Jet fuel or ATF price on Friday was hiked by the steepest-ever 14 per cent — the third straight increase, while the commercial cooking gas rate was cut by Rs 157.5 per cylinder in line with divergent trends in international benchmarks. Aviation turbine fuel (ATF) price was increased by Rs 13,911.07 per kilolitre, or 14.1 per cent, in the national capital to Rs 1,12,419.33 per kl, according to a price notification of state-owned fuel retailers.

Rates, which vary from state to state depending on the incidence of local sales tax or VAT, have been increased on firming up of global prices in the last couple of months. The hike comes on the back of an 8.5 per cent or Rs 7,728.38 per kl increase effected from August 1. Prior to that, rates had gone up by 1.65 per cent or Rs 1,476.79 per kl on July 1.

Saudi contract price (CP), the benchmark used for pricing of LPG, has reduced since peaking in March and the same is reflected in domestic prices, industry officials said. Globally, jet fuel prices have increased in line with the firming up of global crude oil prices, necessitating the hike in ATF rates. The price of domestic LPG — used in the kitchen for cooking purposes — remained unchanged at Rs 903 per 14.2-kg cylinder in the national capital. Rates were last cut by Rs 200 on August 30.

State-owned Indian Oil Corporation (IOC), Bharat Petroleum Corporation Ltd (BPCL) and Hindustan Petroleum Corporation Ltd (HPCL) revise cooking gas and ATF prices on the 1st of every month based on the average international price in the previous month. Petrol and diesel prices continued to remain on freeze for a record 17th month in a row. Petrol costs Rs 96.72 per litre in the national capital and diesel comes for Rs 89.62 per litre.

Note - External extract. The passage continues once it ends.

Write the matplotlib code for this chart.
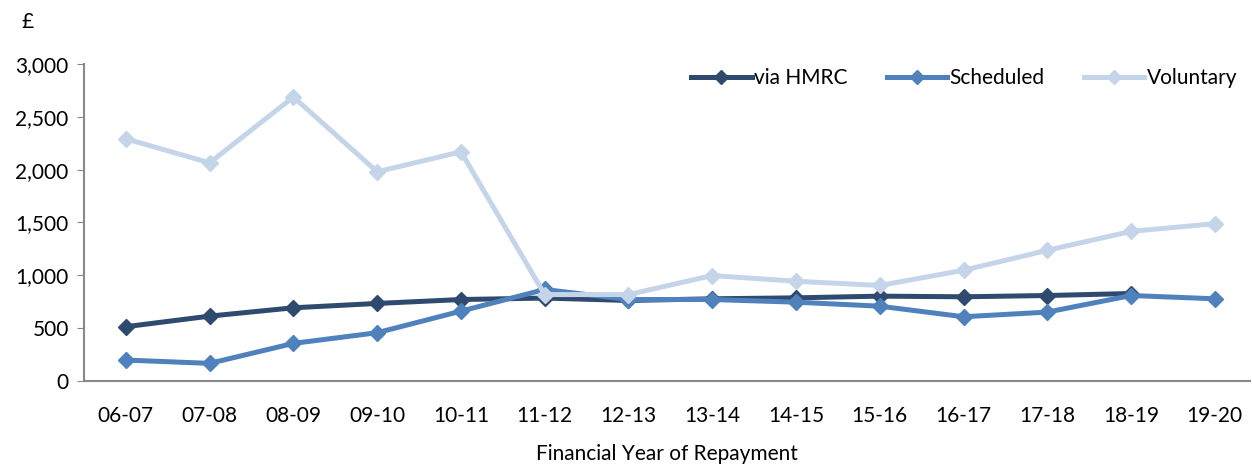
import numpy as np
import matplotlib.pyplot as plt

years = ['06-07', '07-08', '08-09', '09-10', '10-11', '11-12', '12-13',
         '13-14', '14-15', '15-16', '16-17', '17-18', '18-19', '19-20']

via_hmrc = [514, 614, 693, 734, 771, 785, 762, 778, 787, 803, 797, 809, 828, np.nan]
scheduled = [198, 167, 356, 457, 661, 866, 771, 771, 746, 708, 608, 652, 809, 778]
voluntary = [2292, 2065, 2688, 1980, 2169, 818, 818, 998, 944, 904, 1048, 1237, 1416, 1489]

plt.rcParams['font.family'] = ['Lato', 'DejaVu Sans']
fs = 15

fig = plt.figure(figsize=(12.52, 4.69), dpi=100)
ax = fig.add_axes([84 / 1252, 1 - 381 / 469, 1166 / 1252, 317 / 469])

x = np.arange(len(years))
ax.plot(x, via_hmrc, color='#2E4A6E', lw=3.6, marker='D', ms=8, label='via HMRC')
ax.plot(x, scheduled, color='#4F81BD', lw=3.6, marker='D', ms=8, label='Scheduled')
ax.plot(x, voluntary, color='#C5D5E9', lw=3.6, marker='D', ms=8, label='Voluntary')

ax.set_xlim(-0.5, 13.42)
ax.set_ylim(0, 3000)
ax.set_yticks(range(0, 3001, 500))
ax.set_yticklabels([f'{v:,}' for v in range(0, 3001, 500)])
ax.set_xticks(x)
ax.set_xticklabels(years)

for s in ['top', 'right']:
    ax.spines[s].set_visible(False)
for s in ['left', 'bottom']:
    ax.spines[s].set_color('#888888')
    ax.spines[s].set_linewidth(1.5)
ax.tick_params(axis='y', length=5, color='#888888', labelsize=fs, pad=6)
ax.tick_params(axis='x', length=0, labelsize=fs, pad=18)

ax.set_xlabel('Financial Year of Repayment', fontsize=fs, labelpad=13)
fig.text(28 / 1252, 1 - 22 / 469, '£', fontsize=fs, va='center', ha='center')

ax.legend(loc='upper right', bbox_to_anchor=(1.005, 1.045), ncol=3, frameon=False,
          fontsize=fs, handlelength=2.9, handletextpad=0.1, columnspacing=1.9,
          markerscale=0.9)

fig.savefig('out.png')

State-owned fuel retailers are supposed to revise petrol and diesel prices daily based on a 15-day rolling average of benchmark international fuel prices but they haven’t done that since April 6, 2022. Prices were last changed on May 22, when the government cut excise duty to give relief to consumers from a spike in retail rates that followed a surge in international oil prices.